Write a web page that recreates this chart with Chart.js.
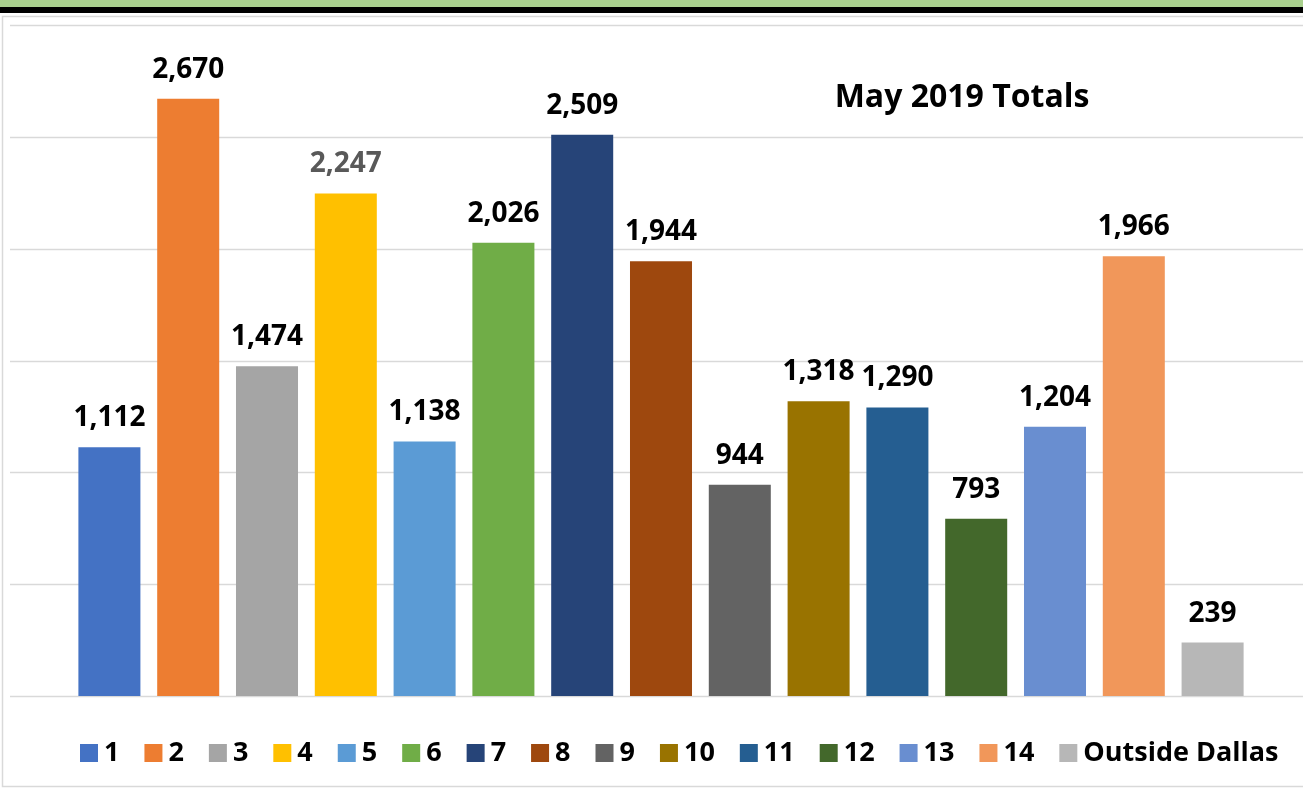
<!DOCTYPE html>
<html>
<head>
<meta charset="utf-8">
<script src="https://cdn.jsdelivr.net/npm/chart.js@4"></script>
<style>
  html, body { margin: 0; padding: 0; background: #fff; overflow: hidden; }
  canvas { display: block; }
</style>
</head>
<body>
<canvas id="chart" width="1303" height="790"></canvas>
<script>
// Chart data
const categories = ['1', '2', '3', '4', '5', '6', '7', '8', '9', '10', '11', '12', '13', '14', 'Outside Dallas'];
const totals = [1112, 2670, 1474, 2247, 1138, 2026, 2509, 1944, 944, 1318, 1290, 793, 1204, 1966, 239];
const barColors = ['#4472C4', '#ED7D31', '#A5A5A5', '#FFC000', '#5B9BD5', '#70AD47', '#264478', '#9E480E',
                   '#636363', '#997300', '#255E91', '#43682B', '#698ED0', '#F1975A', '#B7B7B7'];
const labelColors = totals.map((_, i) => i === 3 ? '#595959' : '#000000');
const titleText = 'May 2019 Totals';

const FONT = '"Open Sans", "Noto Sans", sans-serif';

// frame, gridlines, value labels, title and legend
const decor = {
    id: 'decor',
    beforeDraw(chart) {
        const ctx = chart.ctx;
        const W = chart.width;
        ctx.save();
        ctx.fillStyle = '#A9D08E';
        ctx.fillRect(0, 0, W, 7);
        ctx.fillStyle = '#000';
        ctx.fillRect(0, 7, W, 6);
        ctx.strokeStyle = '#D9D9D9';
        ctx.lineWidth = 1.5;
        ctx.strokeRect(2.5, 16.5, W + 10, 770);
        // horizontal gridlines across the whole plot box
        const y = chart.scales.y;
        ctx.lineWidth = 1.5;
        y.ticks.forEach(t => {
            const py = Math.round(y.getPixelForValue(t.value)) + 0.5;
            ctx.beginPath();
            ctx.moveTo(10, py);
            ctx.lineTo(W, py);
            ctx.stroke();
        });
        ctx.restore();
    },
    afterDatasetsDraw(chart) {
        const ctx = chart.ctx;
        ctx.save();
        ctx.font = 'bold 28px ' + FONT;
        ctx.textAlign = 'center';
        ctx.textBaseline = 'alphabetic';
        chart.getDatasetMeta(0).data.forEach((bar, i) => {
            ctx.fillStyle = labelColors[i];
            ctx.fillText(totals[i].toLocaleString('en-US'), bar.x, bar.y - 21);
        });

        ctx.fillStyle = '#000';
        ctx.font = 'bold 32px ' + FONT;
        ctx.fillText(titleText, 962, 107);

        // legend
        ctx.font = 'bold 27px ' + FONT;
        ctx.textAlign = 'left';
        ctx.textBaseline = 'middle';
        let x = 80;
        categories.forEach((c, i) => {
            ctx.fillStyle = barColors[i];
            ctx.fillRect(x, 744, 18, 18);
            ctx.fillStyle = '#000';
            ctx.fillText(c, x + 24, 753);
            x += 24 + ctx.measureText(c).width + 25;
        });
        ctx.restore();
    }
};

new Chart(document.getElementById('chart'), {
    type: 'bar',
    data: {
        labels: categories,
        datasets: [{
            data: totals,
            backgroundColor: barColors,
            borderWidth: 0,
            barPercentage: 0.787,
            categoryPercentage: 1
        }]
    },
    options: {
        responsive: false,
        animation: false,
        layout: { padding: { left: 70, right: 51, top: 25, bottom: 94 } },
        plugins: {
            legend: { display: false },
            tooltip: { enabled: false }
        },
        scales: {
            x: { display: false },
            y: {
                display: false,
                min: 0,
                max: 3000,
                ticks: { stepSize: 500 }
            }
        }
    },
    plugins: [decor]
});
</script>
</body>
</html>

________

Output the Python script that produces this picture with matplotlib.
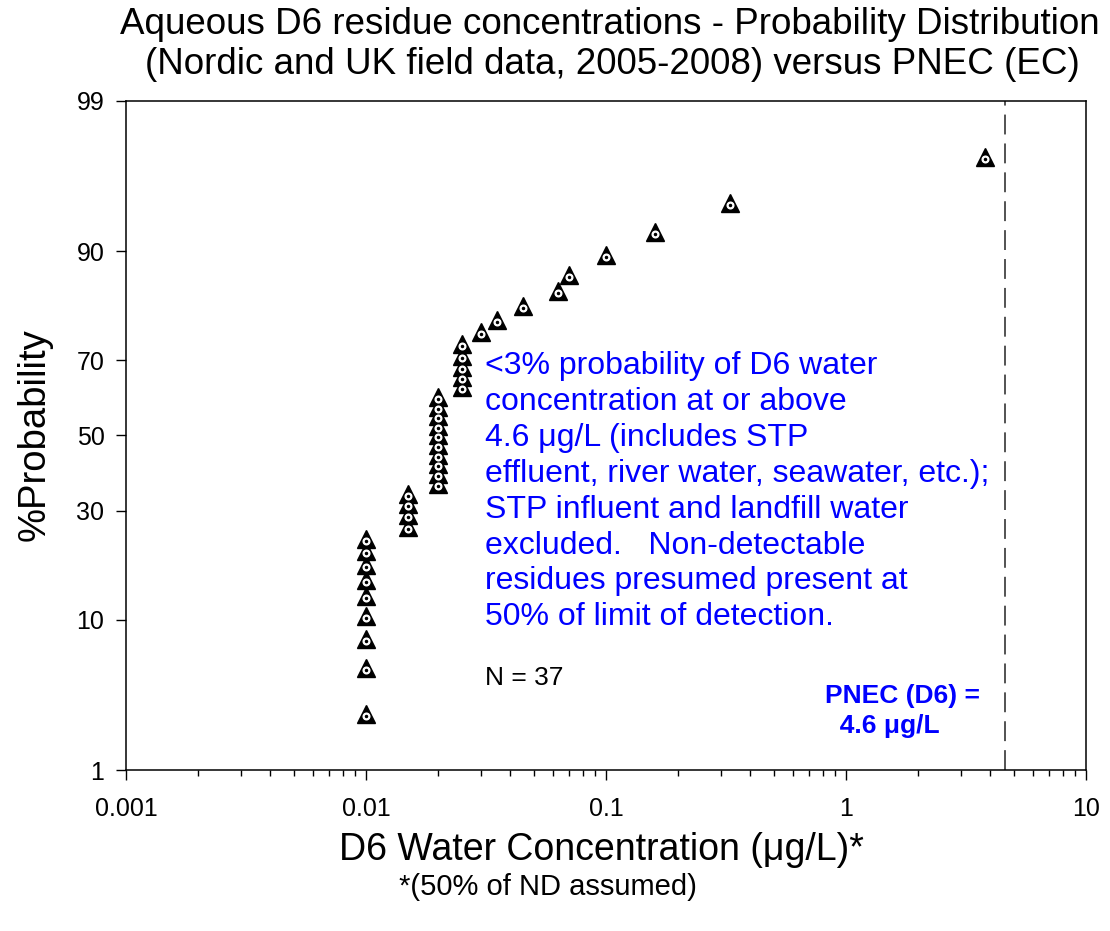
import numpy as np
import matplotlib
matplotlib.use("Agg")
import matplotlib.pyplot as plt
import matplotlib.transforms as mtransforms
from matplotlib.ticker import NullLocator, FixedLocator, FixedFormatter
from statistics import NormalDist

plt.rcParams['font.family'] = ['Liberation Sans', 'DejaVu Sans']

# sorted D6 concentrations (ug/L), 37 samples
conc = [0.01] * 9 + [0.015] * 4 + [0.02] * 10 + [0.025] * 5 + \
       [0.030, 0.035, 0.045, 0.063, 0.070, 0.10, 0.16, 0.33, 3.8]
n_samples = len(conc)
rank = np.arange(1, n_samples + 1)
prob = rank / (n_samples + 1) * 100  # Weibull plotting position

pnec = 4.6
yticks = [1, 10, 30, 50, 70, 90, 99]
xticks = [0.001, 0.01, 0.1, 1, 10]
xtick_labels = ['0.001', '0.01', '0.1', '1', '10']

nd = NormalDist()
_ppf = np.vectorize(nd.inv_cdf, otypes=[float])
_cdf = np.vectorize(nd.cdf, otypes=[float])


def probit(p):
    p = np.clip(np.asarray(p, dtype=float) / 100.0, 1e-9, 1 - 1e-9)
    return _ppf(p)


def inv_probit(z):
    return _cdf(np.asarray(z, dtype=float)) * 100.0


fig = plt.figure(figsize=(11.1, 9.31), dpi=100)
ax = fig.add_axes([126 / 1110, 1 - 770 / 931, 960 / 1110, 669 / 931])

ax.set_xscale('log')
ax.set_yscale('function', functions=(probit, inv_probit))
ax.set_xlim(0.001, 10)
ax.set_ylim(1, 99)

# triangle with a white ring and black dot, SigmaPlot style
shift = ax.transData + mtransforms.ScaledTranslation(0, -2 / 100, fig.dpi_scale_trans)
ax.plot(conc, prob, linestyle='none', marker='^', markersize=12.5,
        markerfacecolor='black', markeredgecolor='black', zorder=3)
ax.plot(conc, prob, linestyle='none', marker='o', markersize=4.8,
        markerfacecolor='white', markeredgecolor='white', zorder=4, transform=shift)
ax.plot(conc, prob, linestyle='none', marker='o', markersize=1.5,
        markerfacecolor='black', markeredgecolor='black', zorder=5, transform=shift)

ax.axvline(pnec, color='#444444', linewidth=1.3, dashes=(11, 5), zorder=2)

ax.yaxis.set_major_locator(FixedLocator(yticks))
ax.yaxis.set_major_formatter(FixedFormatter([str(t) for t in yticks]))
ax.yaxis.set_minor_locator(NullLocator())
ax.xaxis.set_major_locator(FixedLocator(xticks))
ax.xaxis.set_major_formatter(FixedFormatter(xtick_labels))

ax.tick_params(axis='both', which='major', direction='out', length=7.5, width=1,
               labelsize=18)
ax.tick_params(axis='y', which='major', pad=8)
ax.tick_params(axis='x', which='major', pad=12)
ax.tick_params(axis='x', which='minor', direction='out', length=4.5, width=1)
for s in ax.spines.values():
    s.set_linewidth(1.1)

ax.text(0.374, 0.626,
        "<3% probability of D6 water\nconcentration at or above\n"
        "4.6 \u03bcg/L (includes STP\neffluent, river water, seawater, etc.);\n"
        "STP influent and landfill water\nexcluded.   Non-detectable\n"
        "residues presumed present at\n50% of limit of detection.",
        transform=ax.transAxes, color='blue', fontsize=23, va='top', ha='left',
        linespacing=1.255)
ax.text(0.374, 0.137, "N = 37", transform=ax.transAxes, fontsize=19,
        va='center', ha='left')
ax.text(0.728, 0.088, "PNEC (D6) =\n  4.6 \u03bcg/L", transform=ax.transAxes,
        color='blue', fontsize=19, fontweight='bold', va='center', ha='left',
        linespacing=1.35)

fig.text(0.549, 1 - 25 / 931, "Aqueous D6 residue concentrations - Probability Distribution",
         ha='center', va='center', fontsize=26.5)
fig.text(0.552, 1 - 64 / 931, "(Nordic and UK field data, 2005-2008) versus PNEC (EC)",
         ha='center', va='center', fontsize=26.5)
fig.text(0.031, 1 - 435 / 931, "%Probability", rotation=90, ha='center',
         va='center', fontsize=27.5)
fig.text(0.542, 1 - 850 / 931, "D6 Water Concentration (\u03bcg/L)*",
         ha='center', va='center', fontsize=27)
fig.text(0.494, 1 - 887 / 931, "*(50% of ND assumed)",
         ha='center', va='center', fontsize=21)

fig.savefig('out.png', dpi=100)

________

§ DIRECTIONS FOR THIS TASK:
Look above for the line with "Output the Python"; quote it and every line after it, stopping after the line with "plt.rcParams['font.family'] = ['Liberation", exactly, with nothing added and without pictures.

§ COMPLETE OUTPUT:
Output the Python script that produces this picture with matplotlib.
import numpy as np
import matplotlib
matplotlib.use("Agg")
import matplotlib.pyplot as plt
import matplotlib.transforms as mtransforms
from matplotlib.ticker import NullLocator, FixedLocator, FixedFormatter
from statistics import NormalDist

plt.rcParams['font.family'] = ['Liberation Sans', 'DejaVu Sans']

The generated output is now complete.